Mas ao alternar, e às vezes embaralhar, depoimentos reais com reencenações, o diretor joga o espectador num exercício de dúvida quase permanente, e explicita ainda mais as regras do documentário coutiniano. Atrizes e personagens reais se confundem em vários níveis, jogando com o que sabemos, ignoramos ou apenas esperamos de cada uma. Coutinho explora a interpenetração entre os papéis que os atores representam, os papéis que acreditavam representar e os papéis que nós os vimos representando. No fim das contas: ninguém detém a autoria de suas vidas quando narradas. O que importa é o registro da “palavra em ato”. A força ou a veracidade do que essas mulheres dizem não se encontra necessariamente no que está sendo contado, mas no próprio ato de contar, na forma como elas se expressam, no olhar, nos silêncios, na construção das frases.

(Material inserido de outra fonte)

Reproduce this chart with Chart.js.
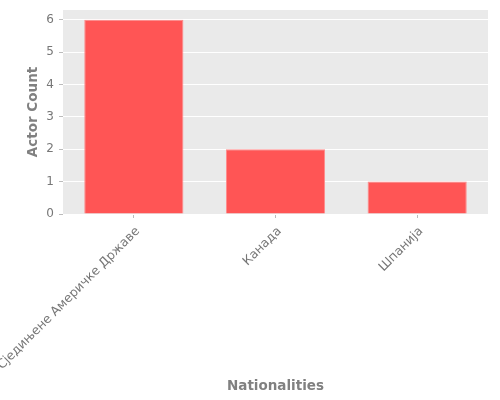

Além disso, é impressionante como cada mulher (seja ela atriz ou não) traz consigo todo um universo. E o filme me parece uma homenagem à fascinante profissão das atrizes, fazendo dois universos completamente distintos conviverem. Enquanto via “Jogo de cena” também lembrei de Kieslowski que dizia que a câmera documentária não tinha o direito de entrar no que lhe mais interessava: a vida íntima, privada, dos indivíduos. Ele dizia preferir comprar glicerina (haverá aqui alguma relação com o filme Coutinho?) na farmácia e os atores simularem choro do que filmar pessoas chorando, ou fazendo amor, ou morrendo.